Black Christmas is one of the first slasher films. Like its contemporaries, it has a tame level of violence and gore by modern standards, though it lacks the gonzo realism of The Texas Chainsaw Massacre or the restrained artistry of Halloween.
Instead, Black Christmas is content to rest on the laurels of its creepy premise, with a serial killer lurking in the attic of a sorority house. There’s few attempts at big scares (although the crank calls in the film are dementedly frightening).
It’s particularly interesting for how closely it follows the then-non-existent “slasher rules.”
It does have:
– most of the archetypes, down to the “fool” of the drunken sorority housemistress,
– a gradually accumulating body count,
– frequent use of the killer’s POV,
– long stretches without much happening
– and characters acting very stupidly.
But there are some twists on the subsequent formula; for instance, the final girl isn’t virginal – she gets a whole abortion subplot. In fact, the virgin is the first victim. The confrontation between said final girl and the apparent killer isn’t even shown onscreen.
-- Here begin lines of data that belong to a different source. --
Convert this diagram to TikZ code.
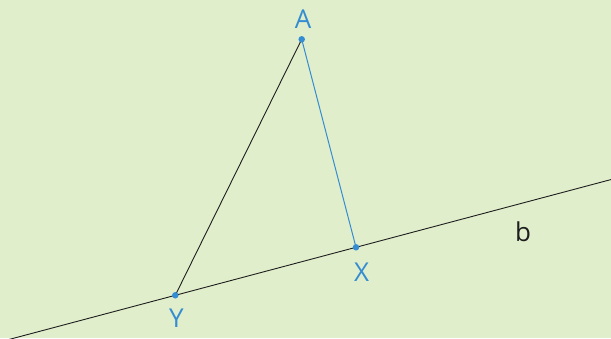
\documentclass[tikz,border=0pt]{standalone}
\usepackage{fontspec}
\setmainfont{Open Sans}
\usetikzlibrary{positioning, calc}
\definecolor{bggreen}{RGB}{224,238,203}
\definecolor{ptblue}{RGB}{52,140,210}
\definecolor{lineblk}{RGB}{30,30,30}

\begin{document}
\begin{tikzpicture}[
  x=1pt, y=-1pt,
  pt/.style={circle, fill=ptblue, inner sep=0pt, minimum size=6.5pt},
  lbl/.style={inner sep=0pt, font=\fontsize{26}{30}\selectfont, text=ptblue},
  seg/.style={line width=0.9pt, draw=lineblk}
]
\fill[bggreen] (0,0) rectangle (611,338);
\useasboundingbox (0,0) rectangle (611,338);
\clip (0,0) rectangle (611,338);

\coordinate (A) at (301.7,39.3);
\coordinate (X) at (356,247.3);
\coordinate (Y) at (175.3,295.3);

% line b through Y and X
\draw[seg] ($(Y)!-1.2!(X)$) -- ($(Y)!3!(X)$);
\draw[seg] (Y) -- (A);
\draw[seg, draw=ptblue, line width=1pt] (A) -- (X);

\node[pt] (ptA) at (A) {};
\node[pt] (ptX) at (X) {};
\node[pt] (ptY) at (Y) {};

\node[lbl, above=10.6pt of A, xshift=1.5pt] (labA) {A};
\node[lbl, below=15.4pt of X, xshift=5.6pt] (labX) {X};
\node[lbl, below=13pt of Y, xshift=1.2pt] (labY) {Y};
\node[lbl, text=lineblk] (labb) at (523,231.7) {b};
\end{tikzpicture}
\end{document}
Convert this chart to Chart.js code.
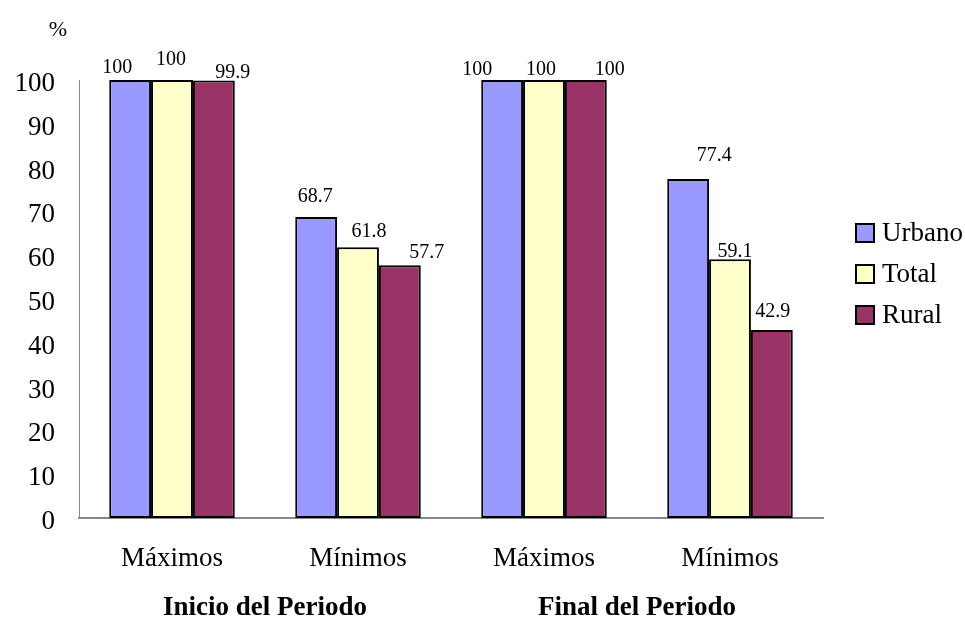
<!DOCTYPE html>
<html>
<head>
<meta charset="utf-8">
<script src="https://cdn.jsdelivr.net/npm/chart.js@4"></script>
<style>
  html, body { margin: 0; padding: 0; background: #fff; }
  #wrap { width: 965px; height: 619px; position: relative; }
</style>
</head>
<body>
<div id="wrap"><canvas id="c"></canvas></div>
<script>
// Categories and series
const categories = ['Máximos', 'Mínimos', 'Máximos', 'Mínimos'];
const periods = ['Inicio del Periodo', 'Final del Periodo'];
const seriesNames = ['Urbano', 'Total', 'Rural'];
const urbano = [100, 68.7, 100, 77.4];
const total = [100, 61.8, 100, 59.1];
const rural = [99.9, 57.7, 100, 42.9];
const yTickValues = [0, 10, 20, 30, 40, 50, 60, 70, 80, 90, 100];

const SERIF = "'Liberation Serif', 'Times New Roman', serif";
const colors = ['#9999FF', '#FFFFCC', '#993366'];

// Value-label nudges (pixels from the top centre of each bar), per series
const labelNudge = [
  [[-13, -12], [-1, -20], [-25, -10], [26, -23]],
  [[-1, -20], [11, -16], [-3, -10], [5, -7]],
  [[19, -8], [27, -13], [24, -10], [1, -18]]
];

const valueLabels = {
  id: 'valueLabels',
  afterDatasetsDraw(chart) {
    const ctx = chart.ctx;
    ctx.save();
    ctx.font = '20px ' + SERIF;
    ctx.fillStyle = '#000';
    ctx.textAlign = 'center';
    ctx.textBaseline = 'middle';
    chart.data.datasets.forEach((ds, di) => {
      const meta = chart.getDatasetMeta(di);
      meta.data.forEach((bar, i) => {
        const n = labelNudge[di][i];
        ctx.fillText(String(ds.data[i]), bar.x + n[0], bar.y + n[1]);
      });
    });
    ctx.restore();
  }
};

const extras = {
  id: 'extras',
  afterDraw(chart) {
    const ctx = chart.ctx;
    ctx.save();
    // unit mark above the value axis
    ctx.font = '22px ' + SERIF;
    ctx.fillStyle = '#000';
    ctx.textAlign = 'center';
    ctx.textBaseline = 'middle';
    ctx.fillText('%', 58, 30);
    // legend
    const yMid = (chart.chartArea.top + chart.chartArea.bottom) / 2;
    const boxX = 856, box = 18, gap = 41;
    ctx.font = '27px ' + SERIF;
    ctx.textAlign = 'left';
    chart.data.datasets.forEach((ds, i) => {
      const cy = yMid - 25 + (i - 1) * gap;
      ctx.fillStyle = ds.backgroundColor;
      ctx.fillRect(boxX, cy - box / 2, box, box);
      ctx.lineWidth = 2;
      ctx.strokeStyle = '#000';
      ctx.strokeRect(boxX, cy - box / 2, box, box);
      ctx.fillStyle = '#000';
      ctx.fillText(ds.label, boxX + box + 8, cy + 1);
    });
    ctx.restore();
  }
};

const seriesData = [urbano, total, rural];

new Chart(document.getElementById('c'), {
  type: 'bar',
  data: {
    labels: categories,
    datasets: seriesNames.map((name, i) => ({
      label: name,
      data: seriesData[i],
      backgroundColor: colors[i],
      borderColor: '#000',
      borderWidth: 2,
      borderSkipped: false,
      categoryPercentage: 0.675,
      barPercentage: 1,
      xAxisID: 'x'
    }))
  },
  options: {
    responsive: true,
    maintainAspectRatio: false,
    animation: false,
    layout: { padding: { top: 80, left: 0, right: 142, bottom: 0 } },
    plugins: {
      legend: { display: false },
      tooltip: { enabled: false },
      title: { display: false }
    },
    scales: {
      x: {
        type: 'category',
        position: 'bottom',
        grid: { display: false, drawTicks: false },
        border: { display: true, color: '#888', width: 2 },
        ticks: { color: '#000', font: { family: SERIF, size: 27 }, padding: 25, maxRotation: 0 },
        afterFit(scale) { scale.height = 60; }
      },
      x2: {
        type: 'category',
        position: 'bottom',
        labels: periods,
        offset: true,
        grid: { display: false, drawTicks: false },
        border: { display: false },
        ticks: { color: '#000', font: { family: SERIF, size: 27, weight: 'bold' }, padding: 14, maxRotation: 0 },
        afterFit(scale) { scale.height = 41; }
      },
      y: {
        min: 0,
        max: 100,
        afterBuildTicks(scale) { scale.ticks = yTickValues.map(v => ({ value: v })); },
        afterFit(scale) { scale.width = 79; },
        grid: { display: false, drawTicks: false },
        border: { display: true, color: '#888', width: 1 },
        ticks: { color: '#000', font: { family: SERIF, size: 27 }, padding: 24, labelOffset: 4 }
      }
    }
  },
  plugins: [valueLabels, extras]
});
</script>
</body>
</html>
There is a twist regarding the killer’s identity (of course), which manages to be simultaneously predictable and chillingly effective.
4 thoughts on “Black Christmas (1974)”
Much preferred this to the remake (as is normally the case) but this had a great ending 🙂
Do you mean that the 1974 one had a great ending, or that the remake (which I haven’t seen) had a great ending? I did really like the ending of this film; I actually thought the first 5 minutes and the last 5 minutes were the best parts of the movie!